The ratio of the longest wavelength in the Lyman series to the longest wavelength in the Balmer series in the spectrum of hydrogen is _______.

Answer 1

Wavelength:

The distance between two successive crests or troughs of a wave is known as its wavelength.

Lyman series:

It is the series of transitions and resulting emission lines of the hydrogen atom, as an electron goes from n > 1 to n = 1.

Balmer series:

It is the series of transitions and resulting emission lines of the hydrogen atom, as an electron goes from n > 2 to n = 2.

The spectrum of hydrogen:

1. When electrons in an atom or molecule absorb energy and become excited, they leap from a lower to a higher energy level, and when they return to their original states, they emit radiation.
2. This phenomenon also accounts for the hydrogen emission spectrum, sometimes known as the hydrogen emission spectrum.

Calculation:

Step 1: Given data

$n_1=1$

$n_2=2$

$n_3=3$

Step 2: Formula used

The wavelength for Lyman series,

${\lambda }_L=E_{n_2}-E_{n_1}\alpha (-\frac{1}{{n_1}^2}+\frac{1}{{n_2}^2})$

The wavelength for Balmer series,

${\lambda }_B=E_{n_3}-E_{n_2}\alpha (-\frac{1}{{n_1}^2}+\frac{1}{{n_2}^2})$

Step 3: Calculating the ratio

When the electron's energy transitions from n=2 to n=1, the Lyman Series wavelength will be the longest.

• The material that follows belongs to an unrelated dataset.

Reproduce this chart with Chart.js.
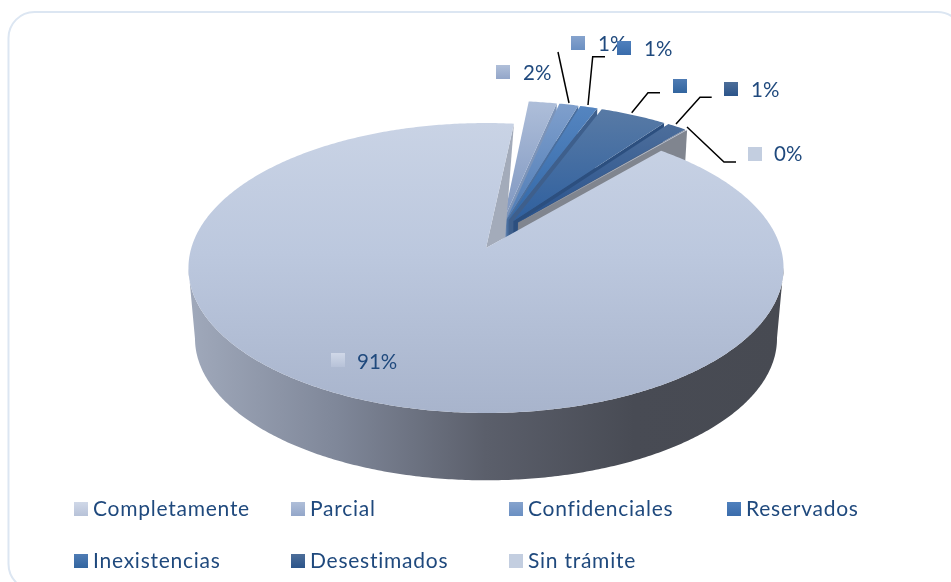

${\lambda }_L=E_2-E_1\alpha (-\frac{1}{1^2}+\frac{1}{2^2})=\frac{3}{4}$

Here,

$E_2$ and $E_1$ are the energy of shell 2 and 1 respectively.

When the electron's energy transitions from n=3 to n=2, the Balmer Series wavelength will be the longest.

${\lambda }_B=E_3-E_2\alpha (-\frac{1}{3^2}+\frac{1}{2^2})=\frac{5}{36}$

Here,

$E_3$ and $E_2$ are the energy of shells 3 and 2 respectively.

The ratio of the longest wavelength in the Lyman series to the longest wavelength in the Balmer series

$$\begin{gathered} \frac{{\lambda }_L}{{\lambda }_B}=\frac{E_2-E_1}{E_3-E_2} \\ =\frac{\frac{3}{4}}{\frac{5}{36}} \\ =\frac{27}{5} \end{gathered}$$

Hence, $\frac{{\lambda }_L}{{\lambda }_B}=\frac{5}{27}$ as $E\propto \frac{1}{\lambda }$

Therefore, the ratio of the longest wavelength in the Lyman series to the longest wavelength in the Balmer series in the spectrum of hydrogen is $\frac{5}{27}$.